Free-tier AI providers are incredible. Groq gives you 500,000 tokens per day for free. Cerebras, SambaNova, NVIDIA NIM all have generous allocations. OpenRouter has a free tier for many models.

But “free” comes with constraints that are easy to forget:

Daily limits are per-key, not per-request. A burst of 13 requests doesn’t just hit a rate limit — it can exhaust an entire day’s allocation in seconds.

Fallback chains can amplify failure. If your primary provider goes down and your fallback is another free tier, you’re just shifting the load. And if all 5 fallbacks are free tiers, you can cascade through all of them before any single one has recovered.
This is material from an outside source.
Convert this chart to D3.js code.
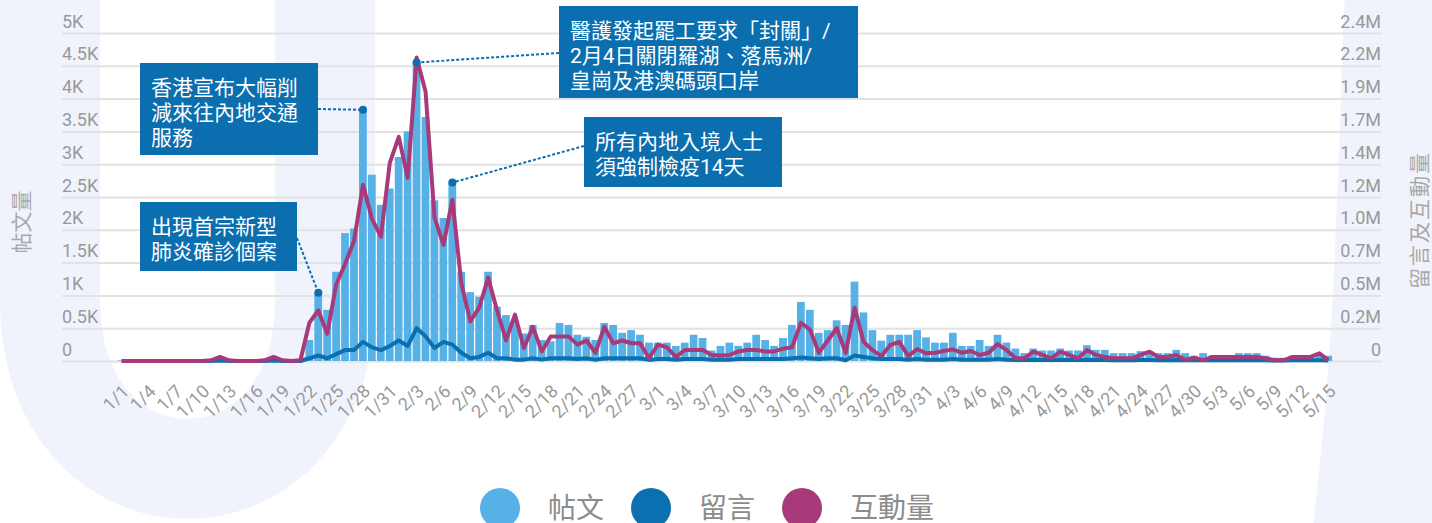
<!DOCTYPE html>
<html>
<head>
<meta charset="utf-8">
<script src="https://cdn.jsdelivr.net/npm/d3@7"></script>
<style>
  html, body { margin: 0; padding: 0; background: #fff; }
  svg { display: block; }
  text { font-family: Roboto, "Noto Sans CJK TC", sans-serif; }
</style>
</head>
<body>
<svg id="chart" width="1432" height="523"></svg>
<script>
// ---- data ----
const seriesNames = ['帖文', '留言', '互動量'];

// daily posts (left axis), 1/1 .. 5/15
const posts = [
  10, 10, 10, 10, 10, 10, 10, 10, 10, 10,
  20, 50, 20, 10, 10, 10, 20, 50, 20, 10,
  20, 320, 1040, 780, 1360, 1950, 2020, 3830, 2840, 2380,
  2630, 3110, 3500, 4550, 3720, 2450, 2180, 2720, 1360, 1050,
  980, 1360, 830, 700, 600, 420, 550, 320, 300, 580,
  550, 400, 370, 320, 580, 550, 430, 470, 400, 280,
  280, 280, 230, 280, 400, 350, 160, 230, 280, 230,
  280, 400, 320, 230, 350, 550, 900, 780, 430, 470,
  620, 550, 1210, 740, 470, 310, 400, 400, 400, 470,
  360, 280, 280, 430, 230, 230, 320, 230, 400, 280,
  190, 120, 190, 160, 160, 190, 160, 160, 240, 170,
  170, 120, 120, 120, 150, 150, 120, 120, 170, 120,
  80, 120, 80, 80, 80, 120, 120, 120, 80, 50,
  50, 80, 80, 80, 80, 80
];

// daily comments (right axis)
const comments = [
  0, 0, 0, 0, 0, 0, 0, 0, 0, 0,
  0, 4000, 0, 0, 0, 0, 0, 4000, 0, 0,
  0, 20000, 40000, 20000, 50000, 80000, 80000, 140000, 100000, 80000,
  110000, 150000, 110000, 240000, 180000, 95000, 140000, 120000, 60000, 20000,
  30000, 60000, 20000, 20000, 10000, 10000, 20000, 10000, 20000, 20000,
  20000, 15000, 20000, 8000, 20000, 20000, 20000, 20000, 20000, 8000,
  15000, 15000, 10000, 15000, 15000, 15000, 10000, 10000, 10000, 15000,
  15000, 15000, 15000, 15000, 15000, 20000, 25000, 20000, 15000, 20000,
  20000, 5000, 40000, 30000, 20000, 15000, 15000, 15000, 10000, 15000,
  10000, 10000, 10000, 15000, 10000, 10000, 10000, 10000, 15000, 10000,
  8000, 8000, 10000, 8000, 8000, 10000, 8000, 8000, 10000, 8000,
  8000, 5000, 5000, 5000, 8000, 8000, 5000, 5000, 8000, 5000,
  5000, 5000, 5000, 5000, 5000, 5000, 5000, 5000, 5000, 3000,
  3000, 5000, 5000, 5000, 5000, 3000
];

// daily interactions (right axis)
const interactions = [
  0, 0, 0, 0, 0, 0, 0, 0, 0, 0,
  5000, 30000, 5000, 0, 0, 0, 5000, 30000, 5000, 0,
  5000, 280000, 370000, 200000, 560000, 710000, 880000, 1290000, 1040000, 910000,
  1450000, 1640000, 1340000, 2220000, 1970000, 1050000, 850000, 1180000, 570000, 290000,
  390000, 610000, 370000, 150000, 340000, 95000, 250000, 70000, 180000, 180000,
  180000, 120000, 150000, 60000, 250000, 130000, 150000, 130000, 130000, 20000,
  120000, 100000, 30000, 80000, 80000, 80000, 44000, 40000, 44000, 70000,
  80000, 80000, 70000, 70000, 90000, 100000, 280000, 230000, 60000, 150000,
  240000, 60000, 390000, 140000, 80000, 36000, 117000, 140000, 36000, 88000,
  56000, 60000, 73000, 85000, 60000, 73000, 44000, 60000, 124000, 80000,
  20000, 20000, 68000, 44000, 20000, 68000, 44000, 20000, 80000, 44000,
  30000, 20000, 20000, 20000, 44000, 68000, 30000, 30000, 44000, 7000,
  25000, 5000, 30000, 30000, 30000, 30000, 30000, 30000, 20000, 5000,
  5000, 30000, 30000, 30000, 56000, 7000
];

const xTickLabels = [
  '1/1', '1/4', '1/7', '1/10', '1/13', '1/16', '1/19', '1/22', '1/25', '1/28', '1/31',
  '2/3', '2/6', '2/9', '2/12', '2/15', '2/18', '2/21', '2/24', '2/27',
  '3/1', '3/4', '3/7', '3/10', '3/13', '3/16', '3/19', '3/22', '3/25', '3/28', '3/31',
  '4/3', '4/6', '4/9', '4/12', '4/15', '4/18', '4/21', '4/24', '4/27', '4/30',
  '5/3', '5/6', '5/9', '5/12', '5/15'
];

const leftTickValues = [0, 500, 1000, 1500, 2000, 2500, 3000, 3500, 4000, 4500, 5000];
const leftTickLabels = ['0', '0.5K', '1K', '1.5K', '2K', '2.5K', '3K', '3.5K', '4K', '4.5K', '5K'];
const rightTickValues = [0, 240000, 480000, 720000, 960000, 1200000, 1440000, 1680000, 1920000, 2160000, 2400000];
const rightTickLabels = ['0', '0.2M', '0.5M', '0.7M', '1.0M', '1.2M', '1.4M', '1.7M', '1.9M', '2.2M', '2.4M'];

const leftTitle = '帖文量';
const rightTitle = '留言及互動量';

const annotations = [
  { date: '1/23', lines: ['出現首宗新型', '肺炎確診個案'] },
  { date: '1/28', lines: ['香港宣布大幅削', '減來往內地交通', '服務'] },
  { date: '2/3', lines: ['醫護發起罷工要求「封關」/', '2月4日關閉羅湖、落馬洲/', '皇崗及港澳碼頭口岸'] },
  { date: '2/7', lines: ['所有內地入境人士', '須強制檢疫14天'] }
];

// ---- layout ----
const gridLeft = 62;
const gridRight = 1381;
const plotTop = 33;
const plotBottom = 361;
const barsLeft = 117.2;
const barsRight = 1332.8;

const colors = ['#56b1e6', '#0b70b0', '#a83a7a'];
const boxColor = '#0a6eaf';
const labelColor = '#999999';
const watermarkColor = '#f0f3fc';

// box placement for each annotation: box rect + where the dotted leader leaves it
const annotationBoxes = [
  { x: 140, y: 202, w: 157, h: 69, lx: 297, ly: 238 },
  { x: 140, y: 63, w: 178, h: 92, lx: 318, ly: 109 },
  { x: 559, y: 6, w: 299, h: 92, lx: 559, ly: 53 },
  { x: 584, y: 117, w: 198, h: 70, lx: 584, ly: 146 }
];

const fmtDay = (d) => (d.getMonth() + 1) + '/' + d.getDate();
const days = d3.timeDay.range(new Date(2020, 0, 1), new Date(2020, 4, 16)).map(fmtDay);

const svg = d3.select('#chart');

// faint background logo
const gLogo = svg.append('g');
gLogo.append('path')
  .attr('d', 'M50,-30 L50,300 C50,525 325,525 325,300 L325,-30')
  .attr('fill', 'none')
  .attr('stroke', watermarkColor)
  .attr('stroke-width', 100);
gLogo.append('path')
  .attr('d', 'M1345,-10 C1338,150 1336,350 1312,533 L1442,533 L1442,-10 Z')
  .attr('fill', watermarkColor);

const x = d3.scaleBand().domain(days).range([barsLeft, barsRight]).paddingInner(0);
const yLeft = d3.scaleLinear().domain([0, 5000]).range([plotBottom, plotTop]);
const yRight = d3.scaleLinear().domain([0, 2400000]).range([plotBottom, plotTop]);
const cx = (d) => x(d) + x.bandwidth() / 2;

// grid
const gGrid = svg.append('g').attr('transform', 'translate(' + gridLeft + ',0)');
gGrid.call(d3.axisLeft(yLeft).tickValues(leftTickValues).tickSize(-(gridRight - gridLeft)).tickFormat(''));
gGrid.select('.domain').remove();
gGrid.selectAll('line').attr('stroke', '#e2e2e2').attr('stroke-width', 2);

// bars
svg.append('g').selectAll('rect')
  .data(days)
  .join('rect')
  .attr('x', (d) => x(d) + 0.5)
  .attr('width', x.bandwidth() - 1.2)
  .attr('y', (d, i) => yLeft(posts[i]))
  .attr('height', (d, i) => plotBottom - yLeft(posts[i]))
  .attr('fill', colors[0]);

// lines
const lineOf = (values) => d3.line()
  .x((d) => cx(d))
  .y((d, i) => yRight(values[i]))
  .curve(d3.curveLinear);

svg.append('path')
  .attr('d', lineOf(comments)(days))
  .attr('fill', 'none')
  .attr('stroke', colors[1])
  .attr('stroke-width', 4)
  .attr('stroke-linejoin', 'round');

svg.append('path')
  .attr('d', lineOf(interactions)(days))
  .attr('fill', 'none')
  .attr('stroke', colors[2])
  .attr('stroke-width', 4)
  .attr('stroke-linejoin', 'round');

// left axis labels
const gLeft = svg.append('g').attr('transform', 'translate(' + gridLeft + ',0)');
gLeft.call(d3.axisLeft(yLeft).tickValues(leftTickValues).tickSize(0).tickFormat((d, i) => leftTickLabels[i]));
gLeft.select('.domain').remove();
gLeft.selectAll('text')
  .attr('x', 0).attr('dy', -6)
  .attr('text-anchor', 'start')
  .attr('fill', labelColor)
  .style('font-size', '18px');

// right axis labels
const gRight = svg.append('g').attr('transform', 'translate(' + gridRight + ',0)');
gRight.call(d3.axisRight(yRight).tickValues(rightTickValues).tickSize(0).tickFormat((d, i) => rightTickLabels[i]));
gRight.select('.domain').remove();
gRight.selectAll('text')
  .attr('x', 0).attr('dy', -6)
  .attr('text-anchor', 'end')
  .attr('fill', labelColor)
  .style('font-size', '18px');

// x axis labels
const gX = svg.append('g').attr('transform', 'translate(0,' + plotBottom + ')');
gX.call(d3.axisBottom(x).tickValues(xTickLabels).tickSize(0));
gX.select('.domain').remove();
gX.selectAll('text')
  .attr('x', 0).attr('y', 0).attr('dy', '0.35em')
  .attr('text-anchor', 'end')
  .attr('transform', 'translate(4,27) rotate(-45)')
  .attr('fill', labelColor)
  .style('font-size', '18px');

// axis titles
svg.append('text')
  .attr('transform', 'translate(22,222) rotate(-90)')
  .attr('text-anchor', 'middle')
  .attr('dy', '0.35em')
  .attr('fill', '#a8a8a8')
  .style('font-size', '21px')
  .text(leftTitle);

svg.append('text')
  .attr('transform', 'translate(1420,220) rotate(-90)')
  .attr('text-anchor', 'middle')
  .attr('dy', '0.35em')
  .attr('fill', '#a8a8a8')
  .style('font-size', '21px')
  .style('letter-spacing', '2px')
  .text(rightTitle);

// annotations
const gAnn = svg.append('g');
annotations.forEach((a, k) => {
  const b = annotationBoxes[k];
  const i = days.indexOf(a.date);
  const px = cx(a.date);
  const py = yLeft(posts[i]);

  gAnn.append('line')
    .attr('x1', b.lx).attr('y1', b.ly)
    .attr('x2', px).attr('y2', py)
    .attr('stroke', boxColor)
    .attr('stroke-width', 2)
    .attr('stroke-dasharray', '3,2');
  gAnn.append('circle')
    .attr('cx', px).attr('cy', py).attr('r', 4)
    .attr('fill', boxColor);

  gAnn.append('rect')
    .attr('x', b.x).attr('y', b.y)
    .attr('width', b.w).attr('height', b.h)
    .attr('fill', boxColor);

  gAnn.append('g').selectAll('text')
    .data(a.lines)
    .join('text')
    .attr('x', b.x + 11)
    .attr('y', (d, j) => b.y + 24 + j * 25)
    .attr('dy', '0.38em')
    .attr('fill', '#fff')
    .style('font-size', '21px')
    .text((d) => d);
});

// legend
const gLegend = svg.append('g');
let lx = 500;
seriesNames.forEach((name, k) => {
  gLegend.append('circle')
    .attr('cx', lx).attr('cy', 508).attr('r', 20)
    .attr('fill', colors[k]);
  const t = gLegend.append('text')
    .attr('x', lx + 48).attr('y', 518)
    .attr('fill', '#8c8c8c')
    .style('font-size', '28px')
    .text(name);
  lx = lx + 48 + t.node().getComputedTextLength() + 47;
});
</script>
</body>
</html>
Provider rate limiting is inconsistent. Groq returns clean 429s. OpenRouter returns 400s with malformed error bodies. Some providers silently drop requests. Some return 200 with empty responses. Your retry logic needs to handle all of these, and “handle” doesn’t mean “retry immediately with the next provider.”
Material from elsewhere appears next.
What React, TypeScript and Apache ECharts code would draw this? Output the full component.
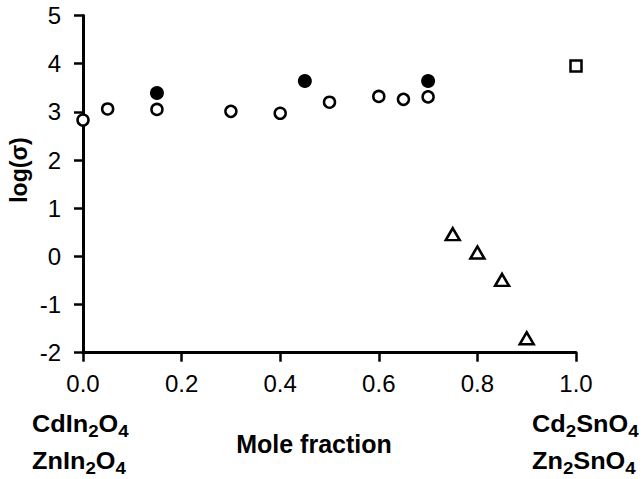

wakeMode is a footgun. Any “fire everything on startup” pattern is dangerous when “everything” means “all the jobs that would normally spread across 24 hours.” Startup burst is a well-known problem in distributed systems. I should’ve known better.

What I’d Do Differently

Stagger the cron jobs on startup. Instead of wakeMode: "now", use wakeMode: "scheduled" and let each job wait for its next natural trigger. Or add a random delay to each job’s first execution — 30 seconds to 5 minutes — so they don’t all fire at once.

Monitor token usage, not just request success. I had health checks that verified “did the job complete?” but not “how many tokens did that cost?” If I’d been tracking daily token burn rate, I would’ve seen the 63-call-per-day number and realized it was right at the limit.

Pick one or two providers for primary use and keep the rest genuinely as fallbacks. Spreading load across 5 free tiers sounds resilient but actually means you’re dependent on 5 services maintaining their free-tier policies. If any one changes their limits, your math breaks.

The Status Now

Six jobs. Nine calls per day. Five-deep fallback chains. No more cascade failures.

It’s probably the most expensive container restart I’ve ever done, measured in burned API credits and debugging time. All because of a config flag that said “yes, please fire everything immediately.”

Lesson learned. The hard way. As usual.